Magnanimity. It means largeness of spirit and suggests generosity, nobility, and a forgiveness of the small-minded and shortsighted. The world of affairs could use more of it.
El Salvador. Northern Ireland. Palestine. Which of the world's fratricidal feuds is not worsened by a vengeful, spiritually stingy mentality? And the domestic scene is not immune from this ugly mentality either.
Politicians are often blamed. Their stereotype is petty and tunnel-visioned. And all too often their rare efforts at magnanimity seem dishearteningly rhetorical, self-righteous, and token. The Lincolnesque bigness and transcendent forbearance which help define statesmanship are indeed elusive among our politicos, and instances of quiet nobility and bold self-sacrifice are scarce.
Yet the meagerness of spirit which pollutes our civic and diplomatic atmosphere cannot be entirely fobbed off by scapegoating our political leaders. They respond to a climate. Our elected officials have no monopoly on such classic fallacies as the following: that material abundance is a prerequisite to meaningful generosity; that one's own security and well-being may be safely enhanced at the expense of another's festering sense of oppression; that liberality of spirit is identical with wasteful, naive inefficacy (or worse); that physical force holds humanitarian duty hostage and can never be subordinated to it; and that one's enemies are monolithically incapable of good faith.

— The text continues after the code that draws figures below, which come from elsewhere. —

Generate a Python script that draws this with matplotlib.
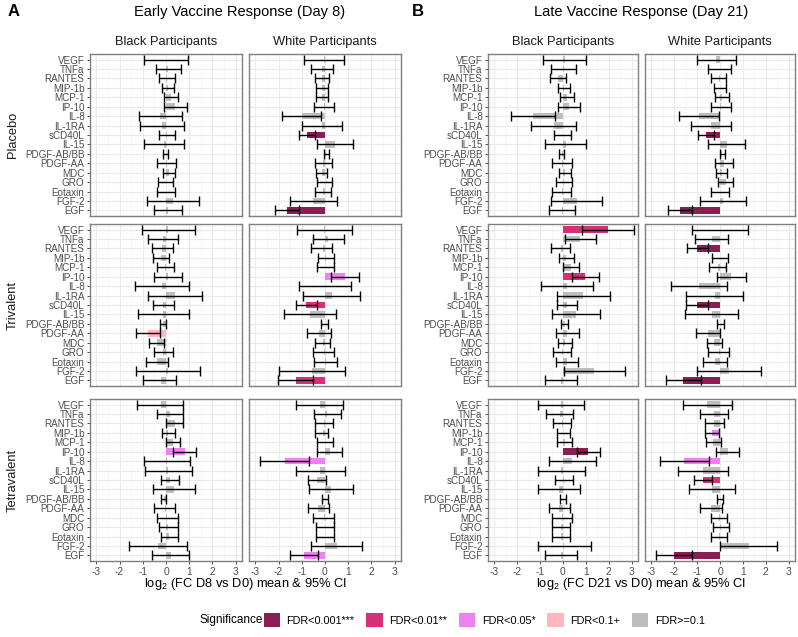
import numpy as np
import matplotlib
matplotlib.use('Agg')
import matplotlib.pyplot as plt
from matplotlib.patches import Patch

plt.rcParams['font.family'] = ['Liberation Sans', 'DejaVu Sans']
plt.rcParams['mathtext.fontset'] = 'custom'
plt.rcParams['mathtext.rm'] = 'Liberation Sans'

cytokines = ['VEGF', 'TNFa', 'RANTES', 'MIP-1b', 'MCP-1', 'IP-10', 'IL-8', 'IL-1RA', 'sCD40L',
             'IL-15', 'PDGF-AB/BB', 'PDGF-AA', 'MDC', 'GRO', 'Eotaxin', 'FGF-2', 'EGF']
groups = ['Placebo', 'Trivalent', 'Tetravalent']
races = ['Black Participants', 'White Participants']
sig_labels = ['FDR<0.001***', 'FDR<0.01**', 'FDR<0.05*', 'FDR<0.1+', 'FDR>=0.1']
sig_colors = ['#8B1D55', '#D63079', '#EE82EE', '#FFB6C1', '#BEBEBE']
# sig code: 0 = FDR<0.001 ... 4 = FDR>=0.1

# ---- Early (Day 8) ----
epb_mean = [0.0, 0.1, 0.04, 0.09, 0.21, 0.39, -0.24, -0.16, 0.04, -0.1, -0.01, 0.03, 0.12, -0.02, 0.0, 0.29, 0.07]
epb_lo = [-0.93, -0.43, -0.31, -0.19, -0.07, -0.1, -1.17, -1.11, -0.31, -0.96, -0.13, -0.39, -0.14, -0.36, -0.4, -0.81, -0.53]
epb_hi = [0.93, 0.64, 0.39, 0.36, 0.5, 0.89, 0.69, 0.79, 0.39, 0.76, 0.1, 0.44, 0.39, 0.31, 0.39, 1.4, 0.67]
epb_sig = [4, 4, 4, 4, 4, 4, 4, 4, 4, 4, 4, 4, 4, 4, 4, 4, 4]

epw_mean = [-0.04, -0.13, -0.14, -0.12, -0.14, -0.04, -1.01, -0.14, -0.77, 0.43, 0.05, -0.07, -0.13, -0.01, -0.09, -0.5, -1.62]
epw_lo = [-0.89, -0.61, -0.44, -0.37, -0.4, -0.49, -1.86, -1.0, -1.1, -0.33, -0.06, -0.44, -0.37, -0.33, -0.44, -1.5, -2.14]
epw_hi = [0.81, 0.36, 0.17, 0.13, 0.11, 0.4, -0.16, 0.73, -0.43, 1.19, 0.16, 0.31, 0.1, 0.31, 0.26, 0.5, -1.1]
epw_sig = [4, 4, 4, 4, 4, 4, 4, 4, 0, 4, 4, 4, 4, 4, 4, 4, 0]

etb_mean = [0.1, -0.13, -0.16, -0.21, -0.03, 0.09, -0.16, 0.39, -0.11, -0.11, -0.11, -0.76, -0.4, -0.11, -0.38, 0.07, -0.2]
etb_lo = [-1.04, -0.79, -0.6, -0.54, -0.39, -0.5, -1.33, -0.79, -0.54, -1.19, -0.24, -1.29, -0.74, -0.53, -0.87, -1.31, -0.97]
etb_hi = [1.24, 0.53, 0.29, 0.11, 0.33, 0.67, 1.0, 1.57, 0.33, 0.97, 0.01, -0.24, -0.07, 0.31, 0.1, 1.46, 0.44]
etb_sig = [4, 4, 4, 4, 4, 4, 4, 4, 4, 4, 4, 3, 4, 4, 4, 4, 4]

etw_mean = [-0.03, 0.13, -0.1, 0.04, 0.0, 0.86, 0.0, 0.29, -0.8, -0.64, -0.01, -0.25, -0.1, -0.06, 0.03, -0.55, -1.26]
etw_lo = [-1.21, -0.53, -0.61, -0.29, -0.36, 0.24, -1.11, -0.93, -1.26, -1.76, -0.16, -0.79, -0.43, -0.5, -0.47, -1.97, -2.01]
etw_hi = [1.15, 0.83, 0.29, 0.39, 0.4, 1.48, 1.1, 1.51, -0.33, 0.47, 0.14, 0.27, 0.23, 0.39, 0.53, 0.86, -0.5]
etw_sig = [4, 4, 4, 4, 4, 2, 4, 4, 1, 4, 4, 4, 4, 4, 4, 4, 1]

eqb_mean = [-0.22, 0.18, 0.38, 0.1, 0.29, 0.8, 0.04, 0.1, 0.17, 0.33, -0.1, -0.05, 0.05, 0.1, 0.15, -0.35, 0.2]
eqb_lo = [-1.24, -0.39, 0.01, -0.19, -0.01, 0.29, -0.96, -0.91, -0.2, -0.57, -0.2, -0.5, -0.4, -0.3, -0.2, -1.6, -0.6]
eqb_hi = [0.74, 0.74, 0.74, 0.39, 0.6, 1.29, 1.03, 1.1, 0.54, 1.24, 0.01, 0.39, 0.5, 0.5, 0.5, 0.9, 1.0]
eqb_sig = [4, 4, 4, 4, 4, 2, 4, 4, 4, 4, 4, 4, 4, 4, 4, 4, 4]

eqw_mean = [-0.2, 0.1, -0.04, -0.1, 0.0, 0.2, -1.74, -0.2, -0.34, 0.25, -0.01, -0.3, -0.05, 0.0, 0.0, 0.5, -0.9]
eqw_lo = [-1.26, -0.47, -0.43, -0.43, -0.33, -0.33, -2.79, -1.26, -0.74, -0.7, -0.14, -0.74, -0.5, -0.4, -0.4, -0.6, -1.5]
eqw_hi = [0.79, 0.69, 0.34, 0.14, 0.33, 0.74, -0.69, 0.84, 0.06, 1.2, 0.11, 0.17, 0.4, 0.4, 0.4, 1.6, -0.3]
eqw_sig = [4, 4, 4, 4, 4, 4, 2, 4, 4, 4, 4, 4, 4, 4, 4, 4, 2]

# ---- Late (Day 21) ----
lpb_mean = [0.07, 0.03, -0.22, 0.05, 0.17, 0.25, -1.31, -0.41, -0.02, 0.12, -0.06, -0.04, 0.09, 0.04, -0.06, 0.59, -0.04]
lpb_lo = [-0.88, -0.51, -0.58, -0.22, -0.12, -0.22, -2.26, -1.39, -0.39, -0.77, -0.18, -0.48, -0.18, -0.32, -0.48, -0.53, -0.63]
lpb_hi = [1.02, 0.57, 0.13, 0.32, 0.47, 0.73, -0.36, 0.57, 0.35, 1.01, 0.06, 0.39, 0.35, 0.39, 0.35, 1.71, 0.54]
lpb_sig = [4, 4, 4, 4, 4, 4, 4, 4, 4, 4, 4, 4, 4, 4, 4, 4, 4]

lpw_mean = [-0.16, -0.02, -0.05, 0.01, 0.09, 0.04, -0.93, -0.39, -0.63, 0.3, 0.1, 0.16, 0.07, 0.25, 0.0, 0.13, -1.74]
lpw_lo = [-1.02, -0.51, -0.38, -0.25, -0.2, -0.41, -1.8, -1.27, -0.98, -0.51, 0.0, -0.23, -0.18, -0.09, -0.38, -0.88, -2.26]
lpw_hi = [0.7, 0.47, 0.28, 0.26, 0.38, 0.5, -0.06, 0.5, -0.28, 1.11, 0.2, 0.55, 0.32, 0.58, 0.38, 1.14, -1.2]
lpw_sig = [4, 4, 4, 4, 4, 4, 4, 4, 0, 4, 4, 4, 4, 4, 4, 4, 0]

ltb_mean = [1.97, 0.76, -0.1, 0.15, 0.34, 0.98, 0.18, 0.88, 0.16, 0.56, 0.07, 0.19, 0.1, -0.05, 0.17, 1.37, -0.1]
ltb_lo = [0.83, 0.1, -0.54, -0.18, -0.01, 0.39, -0.95, -0.28, -0.28, -0.48, -0.07, -0.32, -0.22, -0.45, -0.32, 0.04, -0.8]
ltb_hi = [3.11, 1.42, 0.32, 0.47, 0.69, 1.56, 1.31, 2.04, 0.61, 1.61, 0.22, 0.7, 0.41, 0.36, 0.66, 2.7, 0.61]
ltb_sig = [1, 4, 4, 4, 4, 1, 4, 4, 4, 4, 4, 4, 4, 4, 4, 4, 4]

ltw_mean = [-0.02, -0.37, -1.0, 0.0, -0.1, 0.49, -0.92, -0.2, -1.0, -0.37, 0.02, -0.52, -0.25, -0.06, -0.23, 0.4, -1.6]
ltw_lo = [-1.24, -1.09, -1.45, -0.35, -0.48, -0.13, -2.15, -1.47, -1.47, -1.52, -0.13, -1.05, -0.58, -0.51, -0.74, -1.0, -2.36]
ltw_hi = [1.21, 0.34, -0.53, 0.34, 0.28, 1.12, 0.31, 1.02, -0.53, 0.77, 0.18, 0.01, 0.09, 0.38, 0.29, 1.8, -0.83]
ltw_sig = [4, 4, 0, 4, 4, 4, 4, 4, 0, 4, 4, 4, 4, 4, 4, 4, 0]

lqb_mean = [-0.09, -0.15, -0.04, 0.01, 0.07, 1.09, 0.41, -0.08, 0.04, -0.17, 0.01, -0.16, -0.05, -0.1, -0.1, 0.05, -0.1]
lqb_lo = [-1.09, -0.73, -0.42, -0.26, -0.26, 0.61, -0.6, -1.11, -0.36, -1.09, -0.12, -0.61, -0.5, -0.5, -0.5, -1.1, -0.8]
lqb_hi = [0.91, 0.44, 0.35, 0.29, 0.39, 1.61, 1.42, 0.95, 0.44, 0.76, 0.13, 0.29, 0.4, 0.3, 0.3, 1.2, 0.6]
lqb_sig = [4, 4, 4, 4, 4, 0, 4, 4, 4, 4, 4, 4, 4, 4, 4, 4, 4]

lqw_mean = [-0.55, -0.28, -0.24, -0.36, -0.29, 0.33, -1.55, -0.72, -0.74, -0.33, 0.01, -0.4, -0.05, 0.05, -0.05, 1.25, -2.0]
lqw_lo = [-1.62, -0.89, -0.64, -0.66, -0.63, -0.18, -2.63, -1.81, -1.15, -1.33, -0.13, -0.88, -0.4, -0.3, -0.4, 0.0, -2.8]
lqw_hi = [0.51, 0.34, 0.16, -0.06, 0.04, 0.85, -0.48, 0.36, -0.35, 0.66, 0.15, 0.07, 0.3, 0.4, 0.3, 2.5, -1.2]
lqw_sig = [4, 4, 4, 2, 4, 4, 2, 4, 1, 4, 4, 4, 4, 4, 4, 4, 0]

# panel grid: [timepoint][group][race]
cells = [
    [[(epb_mean, epb_lo, epb_hi, epb_sig), (epw_mean, epw_lo, epw_hi, epw_sig)],
     [(etb_mean, etb_lo, etb_hi, etb_sig), (etw_mean, etw_lo, etw_hi, etw_sig)],
     [(eqb_mean, eqb_lo, eqb_hi, eqb_sig), (eqw_mean, eqw_lo, eqw_hi, eqw_sig)]],
    [[(lpb_mean, lpb_lo, lpb_hi, lpb_sig), (lpw_mean, lpw_lo, lpw_hi, lpw_sig)],
     [(ltb_mean, ltb_lo, ltb_hi, ltb_sig), (ltw_mean, ltw_lo, ltw_hi, ltw_sig)],
     [(lqb_mean, lqb_lo, lqb_hi, lqb_sig), (lqw_mean, lqw_lo, lqw_hi, lqw_sig)]],
]

W, H = 798, 637
fig = plt.figure(figsize=(W / 100, H / 100), dpi=100)

def px_axes(x0, x1, y0, y1):
    return fig.add_axes([x0 / W, 1 - y1 / H, (x1 - x0) / W, (y1 - y0) / H])

cols_px = [[(90, 242), (249, 401)], [(488, 638), (645, 795)]]
rows_px = [(54, 216), (224, 386), (399, 561)]
ypos = np.arange(len(cytokines))[::-1]
txtcol = '#4D4D4D'
xmax = 3.27

for t in range(2):
    for g in range(3):
        for r in range(2):
            mean, lo, hi, sig = cells[t][g][r]
            mean = np.array(mean); lo = np.array(lo); hi = np.array(hi)
            ax = px_axes(cols_px[t][r][0], cols_px[t][r][1], rows_px[g][0], rows_px[g][1])
            ax.barh(ypos, mean, height=0.7, color=[sig_colors[s] for s in sig], zorder=2)
            inside = hi < xmax
            ax.errorbar(mean[inside], ypos[inside], xerr=[mean[inside] - lo[inside], hi[inside] - mean[inside]],
                        fmt='none', ecolor='black', elinewidth=1.0, capsize=3.4, capthick=1.0, zorder=3)
            # CI running off the axis: only the lower cap shows
            if (~inside).any():
                ax.plot(lo[~inside], ypos[~inside], ls='none', marker='|', ms=6.5, mew=1.0, color='black', zorder=3)
            ax.set_xlim(-xmax, xmax)
            ax.set_ylim(-0.6, len(cytokines) - 0.4)
            ax.set_xticks(range(-3, 4))
            ax.set_xticks(np.arange(-2.5, 3, 1.0), minor=True)
            ax.set_yticks(ypos)
            ax.grid(which='major', color='#EBEBEB', lw=0.8, zorder=0)
            ax.grid(which='minor', axis='x', color='#F3F3F3', lw=0.5, zorder=0)
            ax.set_axisbelow(True)
            for sp in ax.spines.values():
                sp.set_color('#7F7F7F')
                sp.set_linewidth(1.0)
            ax.tick_params(which='minor', length=0)
            ax.tick_params(which='major', length=2.5, width=0.6, color='#333333',
                           labelsize=7.4, labelcolor=txtcol, pad=1.5)
            if r == 0:
                ax.set_yticklabels(cytokines, fontsize=7.1)
            else:
                ax.tick_params(axis='y', length=0, labelleft=False)
            if g == 2:
                ax.set_xticklabels([str(v) for v in range(-3, 4)])
            else:
                ax.tick_params(axis='x', length=0, labelbottom=False)

# strip labels
for t in range(2):
    for r in range(2):
        x0, x1 = cols_px[t][r]
        fig.text((x0 + x1) / 2 / W, 1 - 42 / H, races[r], ha='center', va='center', fontsize=9.3, color='#1A1A1A')
for g in range(3):
    y0, y1 = rows_px[g]
    fig.text(13 / W, 1 - (y0 + y1) / 2 / H, groups[g], ha='center', va='center', rotation=90,
             fontsize=9.3, color='#1A1A1A')

# titles
fig.text(8 / W, 1 - 12 / H, 'A', fontsize=12, fontweight='bold', va='center')
fig.text(240 / W, 1 - 12 / H, 'Early Vaccine Response (Day 8)', fontsize=10.5, ha='center', va='center')
fig.text(412 / W, 1 - 12 / H, 'B', fontsize=12, fontweight='bold', va='center')
fig.text(641 / W, 1 - 12 / H, 'Late Vaccine Response (Day 21)', fontsize=10.5, ha='center', va='center')

# x axis titles
fig.text(245 / W, 1 - 584 / H, r'log$_2$ (FC D8 vs D0) mean & 95% CI', fontsize=9.3, ha='center', va='center')
fig.text(641 / W, 1 - 584 / H, r'log$_2$ (FC D21 vs D0) mean & 95% CI', fontsize=9.3, ha='center', va='center')

# legend
fig.text(200 / W, 1 - 620 / H, 'Significance', fontsize=8.5, ha='left', va='center')
handles = [Patch(facecolor=c, edgecolor='none') for c in sig_colors]
fig.legend(handles, sig_labels, loc='center left', bbox_to_anchor=(254 / W, 1 - 620 / H), ncol=5,
           frameon=False, fontsize=7.8, handlelength=1.5, handleheight=1.5, columnspacing=1.1,
           handletextpad=0.6)

fig.savefig('out.png', dpi=100)
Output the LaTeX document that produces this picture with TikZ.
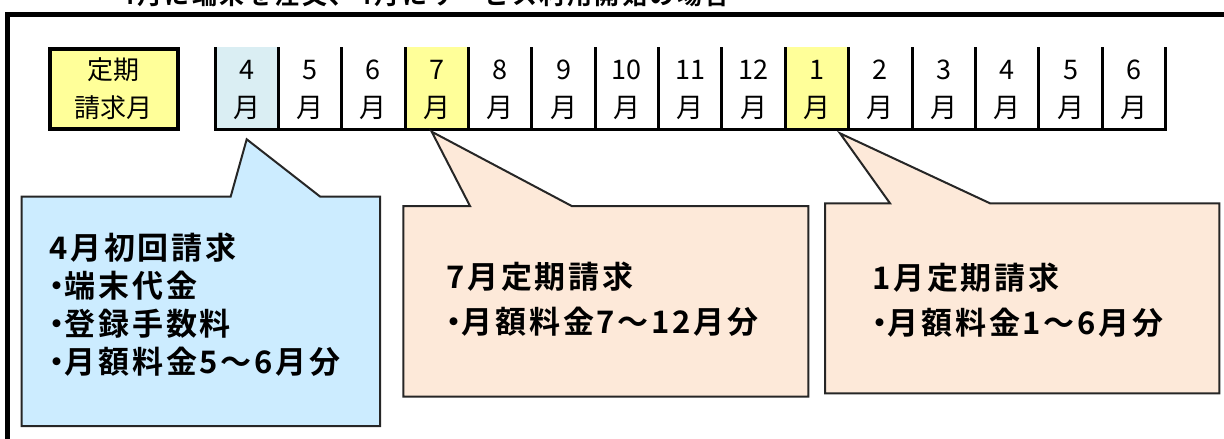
\documentclass[tikz,border=0pt]{standalone}
\usepackage{fontspec}
\setmainfont{Noto Sans CJK JP}[BoldFont={Noto Sans CJK JP Bold}]
\definecolor{yel}{HTML}{FFFF99}
\definecolor{cellblue}{HTML}{DAEEF3}
\definecolor{callblue}{HTML}{CCECFF}
\definecolor{peach}{HTML}{FDE9D9}
\newcommand\jdot{\makebox[0.5em][c]{・}}
\tikzset{
  frameline/.style={line width=5pt, line join=miter},
  labelbox/.style={draw, line width=4pt, fill=yel, minimum width=128.5pt, minimum height=80.6pt, inner sep=0pt, align=center, font=\fontsize{26}{38}\selectfont},
  cellbg/.style={minimum width=63.37pt, minimum height=82.4pt, inner sep=0pt, outer sep=0pt},
  celltxt/.style={font=\fontsize{27}{27}\selectfont, inner sep=0pt},
  cellline/.style={line width=3pt},
  callout/.style={draw=black!85, line width=2pt, line join=miter},
  calltxt/.style={font=\bfseries\fontsize{31}{#1}\selectfont\addfontfeature{LetterSpace=9}, align=left, inner sep=0pt, anchor=west},
  titletxt/.style={font=\bfseries\fontsize{25}{25}\selectfont\addfontfeature{LetterSpace=10}, inner sep=0pt, anchor=base west},
}
\begin{document}
\begin{tikzpicture}[x=1pt,y=-1pt]
\useasboundingbox (0,0) rectangle (1224,439);
\clip (0,0) rectangle (1224,439);
% title (cut off at the top, as in the reference)
\node[titletxt] (title) at (120,5) {4月に端末を注文、4月にサービス利用開始の場合};
% outer frame
\draw[frameline] (7.5,470) -- (7.5,14.2) -- (1260,14.2);
% label box
\node[labelbox] (label) at (113.75,89) {定期\\請求月};
% month cells
\foreach \i/\m/\c in {0/4/cellblue,1/5/white,2/6/white,3/7/yel,4/8/white,5/9/white,6/10/white,7/11/white,8/12/white,9/1/yel,10/2/white,11/3/white,12/4/white,13/5/white,14/6/white}{
  \pgfmathsetmacro\cx{215+63.37*(\i+0.5)}
  \node[cellbg, fill=\c] (c\i) at (\cx,88.5) {};
  \node[celltxt] (n\i) at (\cx,70) {\m};
  \node[celltxt] (m\i) at (\cx,108) {月};
}
\foreach \i in {0,...,15}{
  \draw[cellline] ({215+63.37*\i},47.3) -- ({215+63.37*\i},129.7);
}
\draw[cellline, line cap=rect] (c0.south west) -- (c14.south east);
% callout 1 (blue)
\draw[callout, fill=callblue] (21.7,196.5) -- (230.7,196.5) -- (246.7,139.3) -- (320,196.5) -- (380,196.5) -- (380,426) -- (21.7,426) -- cycle;
\node[calltxt=38] (t1) at (49,304.5) {4月初回請求\\\jdot 端末代金\\\jdot 登録手数料\\\jdot 月額料金5～6月分};
% callout 2 (July)
\draw[callout, fill=peach] (403.3,206) -- (470,206) -- (431.7,131.7) -- (571.7,206) -- (808.3,206) -- (808.3,396.7) -- (403.3,396.7) -- cycle;
\node[calltxt=45] (t2) at (446,299.5) {7月定期請求\\\jdot 月額料金7～12月分};
% callout 3 (January)
\draw[callout, fill=peach] (825,203.3) -- (890,203.3) -- (840,133.3) -- (990,203.3) -- (1219.3,203.3) -- (1219.3,393.3) -- (825,393.3) -- cycle;
\node[calltxt=45] (t3) at (872,300) {1月定期請求\\\jdot 月額料金1～6月分};
\end{tikzpicture}
\end{document}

On the fortunate other hand, even as all of us to some degree indulge and foster these beliefs, so every one of us - every citizen and every leader - has the ability in a comparable degree to outgrow them by being magnanimous.
It is no excuse that the season is too lean and the hazards too great to exercise our capacity for taking the first step toward reconciliation. It is precisely hard, dangerous times which cry out most for a magnanimity that discerns both the demand for sacrifice and the worthiness of the end being furthered; both the risk of offering one's hand and the greater risk of withholding it in fear or pride.
The point here is not to make a sweeping sermonette but to offer a political reality: national prosperity and security flow from intellectual, moral, and spiritual - not military and industrial - largeness and firmness. History is forever teaching us this. Magnanimity will thus be found indispensable to economic abundance and peace, no mere cosmetic nicety. And these days, the opportunities for testing the feasibility, safety, and fairness of this golden quality are rife.
Magnanimity is not the whole game. There are also such critically needed values as rationality, humility, alertness, steadfastness, a sense of proportion and impartiality, and - yes - even outrage. And admittedly the need for magnanimity as between disputants may well be far from equal. (South Africa comes to mind.) But it is at least submitted that all of us - Brezhnev, Reagan, Begin, Arafat, and the rest - could take a few useful hints from the magnanimous African hostess of my wife's grateful acquaintance.